FOOTBALL265.COM - Sepak bola Indonesia era 1980-an hingga pertengahan 1990-an mengenal sebuah kompetisi elite bernama Galatama yang sempat bergulir selama 13 musim (1979-1994) sebelum dilebur jadi satu dengan Perserikatan demi melahirkan era profesional pada 1994.
NIAC Mitra merupakan salah satu penguasa Galatama, terutama dekade 1980-an. Klub yang bermarkas di Surabaya tersebut merengkuh titel sebanyak tiga kali, rekor terbaik di jajaran kampiun lain bersama Pelita Jaya.
Masa kejayaan NIAC Mitra memunculkan satu nama yang selalu terlibat dalam setiap keberhasilan merengkuh trofi, mulai dari edisi 1980/82, 1982/83, hingga 1987/88. Siapa lagi kalau bukan Muhammad Zein Al Hadad, sang striker haus gol keturunan Arab.
Al Hadad tercatat berada dalam skuat NIAC Mitra sejak musim perdana Galatama (1979/80). Dia memang sudah tergabung di klub yang identik dengan seragam hijau ini sebelum kompetisi semi-amatir diputar oleh PSSI.
"Sebelum ada Galatama itu nama klub belum NIAC Mitra, tapi Mitra Muda. Saya berjuang dari tim junior sampai menembus tim utama. Di Galatama I, kami bisa langsung menduduki posisi runner-up di bawah Warna Agung," kata Al Hadad seperti dikutip dari Tabloid BOLA edisi 2.911 (Selasa, 9 Oktober 2018).
Berselang semusim kemudian, NIAC Mitra akhirnya mencicipi sensasi menjuarai Galatama. Sukses yang berulang di musim berikutnya saat bermaterikan pemain-pemain top nasional plus dua legiun asing asal Singapura, David Lee dan Fandi Ahmad.
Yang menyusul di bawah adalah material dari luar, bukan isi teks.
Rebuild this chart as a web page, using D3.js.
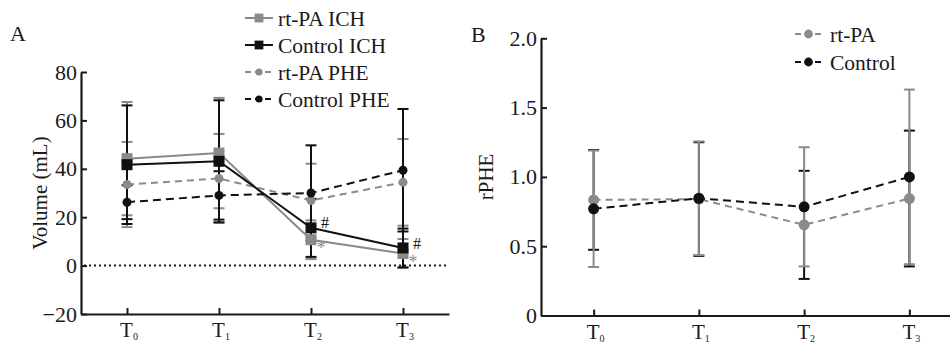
<!DOCTYPE html>
<html>
<head>
<meta charset="utf-8">
<script src="https://cdn.jsdelivr.net/npm/d3@7"></script>
<style>
  body { margin: 0; background: #fff; }
  svg text { font-family: "Liberation Serif", "Times New Roman", serif; fill: #1a1a1a; }
</style>
</head>
<body>
<svg id="chart" width="950" height="345"></svg>
<script>
// time points
const times = ["T0", "T1", "T2", "T3"];
const timeSub = ["0", "1", "2", "3"];

// panel A: volume (mL), mean and SD
const rtIchMean = [44.2, 46.5, 10.7, 5.0];
const rtIchSd = [23.4, 22.8, 8.0, 6.0];
const ctIchMean = [41.7, 43.1, 15.6, 7.3];
const ctIchSd = [24.5, 25.2, 12.0, 8.0];
const rtPheMean = [33.5, 36.0, 26.9, 34.4];
const rtPheSd = [17.6, 18.4, 15.2, 17.9];
const ctPheMean = [26.2, 29.0, 30.0, 39.4];
const ctPheSd = [7.0, 10.0, 19.7, 25.3];
const ticksA = [-20, 0, 20, 40, 60, 80];

// panel B: rPHE, mean and SD
const rtRpheMean = [0.834, 0.84, 0.654, 0.844];
const rtRpheSd = [0.36, 0.41, 0.39, 0.49];
const ctRpheMean = [0.77, 0.846, 0.784, 1.0];
const ctRpheSd = [0.42, 0.41, 0.43, 0.63];
const ticksB = [0, 0.5, 1.0, 1.5, 2.0];

// significance marks: [series, time index, symbol]
const marksA = [["ctIch", 2, "#"], ["rtIch", 2, "*"], ["ctIch", 3, "#"], ["rtIch", 3, "*"]];

const gray = "#8a8a8a";
const black = "#111";
const svg = d3.select("#chart");

const seriesA = [
  {key: "rtPhe", name: "rt-PA PHE", mean: rtPheMean, sd: rtPheSd, color: gray, barColor: gray, dash: "7,5", shape: "circle", r: 4.5},
  {key: "rtIch", name: "rt-PA ICH", mean: rtIchMean, sd: rtIchSd, color: gray, barColor: gray, dash: null, shape: "square", r: 5.5},
  {key: "ctPhe", name: "Control PHE", mean: ctPheMean, sd: ctPheSd, color: black, barColor: black, dash: "8,5", shape: "circle", r: 4.5},
  {key: "ctIch", name: "Control ICH", mean: ctIchMean, sd: ctIchSd, color: black, barColor: black, dash: null, shape: "square", r: 5.5}
];
const legendA = ["rtIch", "ctIch", "rtPhe", "ctPhe"];

// in panel B the error bars carry the other group's shade
const seriesB = [
  {key: "rt", name: "rt-PA", mean: rtRpheMean, sd: rtRpheSd, color: gray, barColor: black, dash: "7,5", shape: "circle", r: 5.5},
  {key: "ct", name: "Control", mean: ctRpheMean, sd: ctRpheSd, color: black, barColor: gray, dash: "8,5", shape: "circle", r: 5.5}
];

function drawPanel(opt) {
  const x = d3.scalePoint().domain(times).range(opt.xRange).padding(0.5);
  const y = d3.scaleLinear().domain(opt.yDomain).range(opt.yRange);
  const g = svg.append("g");

  // axes, ticks pointing inward
  const yAxis = g.append("g")
    .attr("transform", `translate(${opt.xRange[0]},0)`)
    .call(d3.axisLeft(y).tickValues(opt.ticks).tickSize(-6).tickSizeOuter(0).tickPadding(4).tickFormat(opt.fmt));
  const xAxis = g.append("g")
    .attr("transform", `translate(0,${opt.yRange[0]})`)
    .call(d3.axisBottom(x).tickSize(-6).tickSizeOuter(0).tickFormat(""));
  [yAxis, xAxis].forEach(a => {
    a.select(".domain").attr("stroke", "#1a1a1a").attr("stroke-width", 2.2);
    a.selectAll(".tick line").attr("stroke", "#1a1a1a").attr("stroke-width", 2);
  });
  yAxis.selectAll(".tick text").style("font-size", "22px").attr("fill", "#1a1a1a");

  // x labels with subscripts
  times.forEach((t, i) => {
    const txt = g.append("text")
      .attr("x", x(t) + 2).attr("y", opt.yRange[0] + 23)
      .attr("text-anchor", "middle").style("font-size", "21px");
    txt.append("tspan").text("T");
    txt.append("tspan").attr("dy", 3).style("font-size", "10px").text(timeSub[i]);
  });

  // y title
  g.append("text")
    .attr("transform", `translate(${opt.titleX},${(opt.yRange[0] + opt.yRange[1]) / 2}) rotate(-90)`)
    .attr("text-anchor", "middle").attr("dy", "0.35em")
    .style("font-size", "21px").text(opt.title);

  // panel letter
  g.append("text").attr("x", opt.letterPos[0]).attr("y", opt.letterPos[1])
    .style("font-size", "22px").text(opt.letter);

  if (opt.zeroLine) {
    g.append("line")
      .attr("x1", opt.xRange[0] + 3).attr("x2", opt.xRange[1])
      .attr("y1", y(0)).attr("y2", y(0))
      .attr("stroke", "#1a1a1a").attr("stroke-width", 2).attr("stroke-dasharray", "2,3");
  }

  // error bars (gray under black, or in given order)
  opt.barOrder.forEach(k => {
    const s = opt.series.find(d => d.key === k);
    const bg = g.append("g").attr("stroke", s.barColor).attr("stroke-width", 2);
    times.forEach((t, i) => {
      const cx = x(t), lo = y(s.mean[i] - s.sd[i]), hi = y(s.mean[i] + s.sd[i]);
      bg.append("line").attr("x1", cx).attr("x2", cx).attr("y1", lo).attr("y2", hi);
      bg.append("line").attr("x1", cx - 5.5).attr("x2", cx + 5.5).attr("y1", lo).attr("y2", lo);
      bg.append("line").attr("x1", cx - 5.5).attr("x2", cx + 5.5).attr("y1", hi).attr("y2", hi);
    });
  });

  const line = d3.line().x((d, i) => x(times[i])).y(d => y(d));
  opt.series.forEach(s => {
    g.append("path").datum(s.mean)
      .attr("d", line).attr("fill", "none")
      .attr("stroke", s.color).attr("stroke-width", 2)
      .attr("stroke-dasharray", s.dash);
    times.forEach((t, i) => drawMarker(g, s, x(t), y(s.mean[i])));
  });

  // legend
  opt.legend.forEach((k, i) => {
    const s = opt.series.find(d => d.key === k);
    const ly = opt.legendPos[1] + i * opt.legendStep;
    const [lx0, lx1] = opt.legendLine;
    g.append("line").attr("x1", lx0).attr("x2", lx1).attr("y1", ly).attr("y2", ly)
      .attr("stroke", s.color).attr("stroke-width", 2)
      .attr("stroke-dasharray", s.dash ? "6,4" : null);
    drawMarker(g, Object.assign({}, s, {r: s.r * 0.8}), (lx0 + lx1) / 2, ly);
    g.append("text").attr("x", opt.legendPos[0]).attr("y", ly).attr("dy", "0.35em")
      .style("font-size", "21.5px").text(s.name);
  });

  return {x, y, g};
}

function drawMarker(g, s, cx, cy) {
  if (s.shape === "square") {
    g.append("rect").attr("x", cx - s.r).attr("y", cy - s.r)
      .attr("width", s.r * 2).attr("height", s.r * 2).attr("fill", s.color);
  } else {
    g.append("circle").attr("cx", cx).attr("cy", cy).attr("r", s.r).attr("fill", s.color);
  }
}

const A = drawPanel({
  xRange: [81, 449], yDomain: [-20, 80], yRange: [314, 72], ticks: ticksA,
  fmt: d => d < 0 ? "\u2212" + Math.abs(d) : String(d),
  title: "Volume (mL)", titleX: 40, letter: "A", letterPos: [10, 41],
  zeroLine: true, series: seriesA,
  barOrder: ["rtIch", "rtPhe", "ctIch", "ctPhe"],
  legend: legendA, legendPos: [278, 18], legendStep: 27, legendLine: [245, 273]
});

marksA.forEach(([k, i, sym]) => {
  const s = seriesA.find(d => d.key === k);
  const isHash = sym === "#";
  A.g.append("text")
    .attr("x", A.x(times[i]) + (isHash ? 14 : 10))
    .attr("y", A.y(s.mean[i]) + (isHash ? -5 : 8))
    .attr("text-anchor", "middle").attr("dy", "0.35em")
    .style("font-size", isHash ? "16px" : "18px")
    .style("fill", isHash ? black : gray)
    .text(sym);
});

drawPanel({
  xRange: [541, 962], yDomain: [0, 2], yRange: [315.5, 38.3], ticks: ticksB,
  fmt: d => d === 0 ? "0" : d.toFixed(1),
  title: "rPHE", titleX: 486, letter: "B", letterPos: [471, 42],
  zeroLine: false, series: seriesB,
  barOrder: ["rt", "ct"],
  legend: ["rt", "ct"], legendPos: [830, 34], legendStep: 28, legendLine: [795, 822]
});
</script>
</body>
</html>
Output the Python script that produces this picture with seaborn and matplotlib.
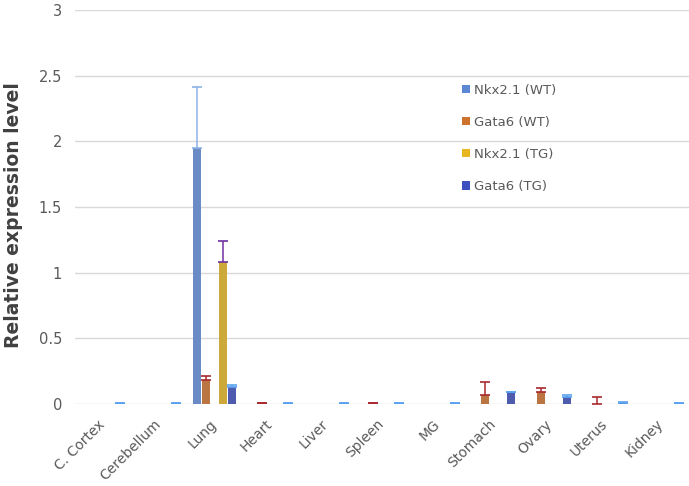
import pandas as pd
import matplotlib
matplotlib.use('Agg')
import matplotlib.pyplot as plt
from matplotlib.patches import Patch
import seaborn as sns

# Valores
tissues = ['C. Cortex', 'Cerebellum', 'Lung', 'Heart', 'Liver', 'Spleen',
           'MG', 'Stomach', 'Ovary', 'Uterus', 'Kidney']

nkx_wt = [0, 0, 1.95, 0, 0, 0, 0, 0, 0, 0, 0]
nkx_wt_err = [0, 0, 0.46, 0, 0, 0, 0, 0, 0, 0, 0]

gata6_wt = [0, 0, 0.18, 0.004, 0, 0.004, 0, 0.065, 0.09, 0.003, 0]
gata6_wt_err = [0, 0, 0.03, 0.003, 0, 0.003, 0, 0.10, 0.03, 0.05, 0]

nkx_tg = [0, 0, 1.08, 0, 0, 0, 0, 0, 0, 0, 0]
nkx_tg_err = [0, 0, 0.16, 0, 0, 0, 0, 0, 0, 0, 0]

gata6_tg = [0.004, 0.004, 0.13, 0.004, 0.004, 0.004, 0.004, 0.09, 0.05, 0.005, 0.004]
gata6_tg_err = [0.003, 0.003, 0.015, 0.003, 0.003, 0.003, 0.003, 0.005, 0.02, 0.01, 0.003]

series = ['Nkx2.1 (WT)', 'Gata6 (WT)', 'Nkx2.1 (TG)', 'Gata6 (TG)']
values = [nkx_wt, gata6_wt, nkx_tg, gata6_tg]
errors = [nkx_wt_err, gata6_wt_err, nkx_tg_err, gata6_tg_err]

bar_colors = ['#5B87D5', '#CF722E', '#E6B520', '#3E4FBF']
err_colors = ['#8DB3E8', '#A8282E', '#7030A0', '#5BA3F0']

# slot vazio entre as séries (como no Excel original)
blank = ' '
hue_order = [series[0], series[1], blank, series[2], series[3]]
palette = dict(zip(series, bar_colors))
palette[blank] = '#FFFFFF'

rows = []
for s, vals in zip(series, values):
    for t, v in zip(tissues, vals):
        rows.append({'tissue': t, 'serie': s, 'valor': v})
df = pd.DataFrame(rows)

sns.set_style('white')
plt.rcParams['font.family'] = ['DejaVu Sans']

fig = plt.figure(figsize=(6.89, 4.86), dpi=100)
ax = fig.add_axes([0.109, 0.1687, 0.891, 0.8107])

sns.barplot(data=df, x='tissue', y='valor', hue='serie', order=tissues,
            hue_order=hue_order, palette=palette, width=0.78, gap=0.1,
            errorbar=None, legend=False, linewidth=0, ax=ax)

# barras de erro (só para cima), posicionadas pelas barras desenhadas
conts = [c for c in ax.containers if len(c.patches) > 0]
for cont, errs, ec in zip(conts, errors, err_colors):
    xs, ys, es = [], [], []
    for patch, e in zip(cont.patches, errs):
        h = patch.get_height()
        if h == 0 and e == 0:
            continue
        xs.append(patch.get_x() + patch.get_width() / 2)
        ys.append(h)
        es.append(e)
    ax.errorbar(xs, ys, yerr=[[0] * len(es), es], fmt='none', ecolor=ec,
                elinewidth=1.1, capsize=3.4, capthick=1.2, zorder=3)

ax.set_ylim(0, 3)
ax.set_xlim(-0.5, len(tissues) - 0.5)
ax.set_yticks([0, 0.5, 1, 1.5, 2, 2.5, 3])
ax.set_yticklabels(['0', '0.5', '1', '1.5', '2', '2.5', '3'])
ax.yaxis.grid(True, color='#D9D9D9', linewidth=1.0)
ax.set_axisbelow(True)
for sp in ax.spines.values():
    sp.set_visible(False)

ax.tick_params(axis='y', length=0, pad=9.5, labelsize=10.5, labelcolor='#595959')
ax.tick_params(axis='x', length=0, pad=13, labelsize=10, labelcolor='#595959')
for lab in ax.get_xticklabels():
    lab.set_rotation(45)
    lab.set_ha('right')
    lab.set_va('center')
    lab.set_rotation_mode('anchor')

ax.set_xlabel('')
ax.set_ylabel('Relative expression level', fontsize=13.5, fontweight='bold',
              color='#404040')
ax.yaxis.set_label_coords(-0.085, 0.48)

handles = [Patch(facecolor=c, edgecolor='none') for c in bar_colors]
ax.legend(handles, series, loc='upper left', bbox_to_anchor=(0.62, 0.83),
          frameon=False, fontsize=9.5, labelcolor='#595959',
          handlelength=0.6, handleheight=0.6, handletextpad=0.25,
          labelspacing=1.45, borderpad=0)

fig.savefig('out.png', dpi=100)
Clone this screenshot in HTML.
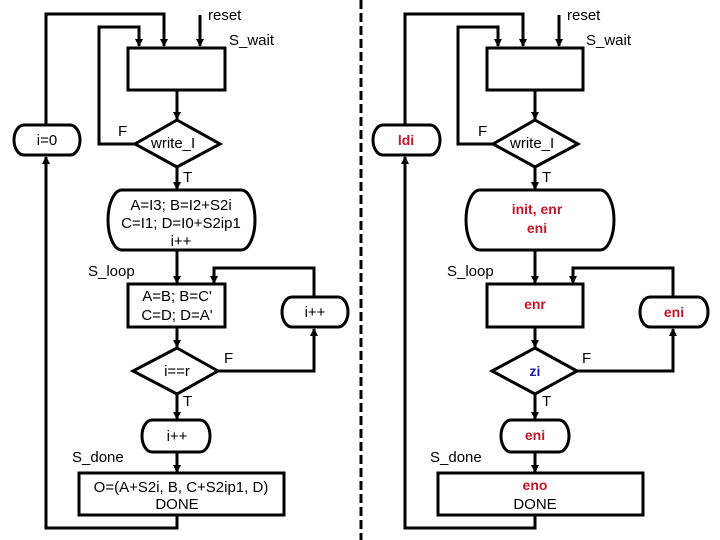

"Kami waktu itu memakai pemain asing karena aturan baru PSSI pada 1982, tapi setahun kemudian dihapus. Keberadaan David Lee dan Fandi Ahmad memang memperkuat tim, tapi sesungguhnya materi pemain lokal NIAC Mitra memang sudah bagus sehingga layak juara edisi 1982/83," ucap Al Hadad.
Pria yang akrab disapa Mamak ini tidak ketinggalan bercerita soal pencapaian emas terakhir NIAC Mitra. Sebuah kenangan indah bagi Al Hadad mengingat kala itu dia mempersembahkan titel Galatama ketiga sebagai kapten tim.
Momentum kepastian juara NIAC Mitra terjadi pada laga melawan Semen Padang, 30 Maret 1988. Ketinggalan terlebih dahulu di babak pertama, pasukan Mohammad Basri memukul balik berkat kontribusi Kusnan (52’) plus Mamak (63’).
Hal ini membuat NIAC Mitra yang sejatinya masih menyisakan dua laga bisa bersantai. Duel kontra duo rival utama dalam perburuan titel, Arseto dan Pelita Jaya, sudah tak lagi menentukan lantaran bersifat formalitas belaka.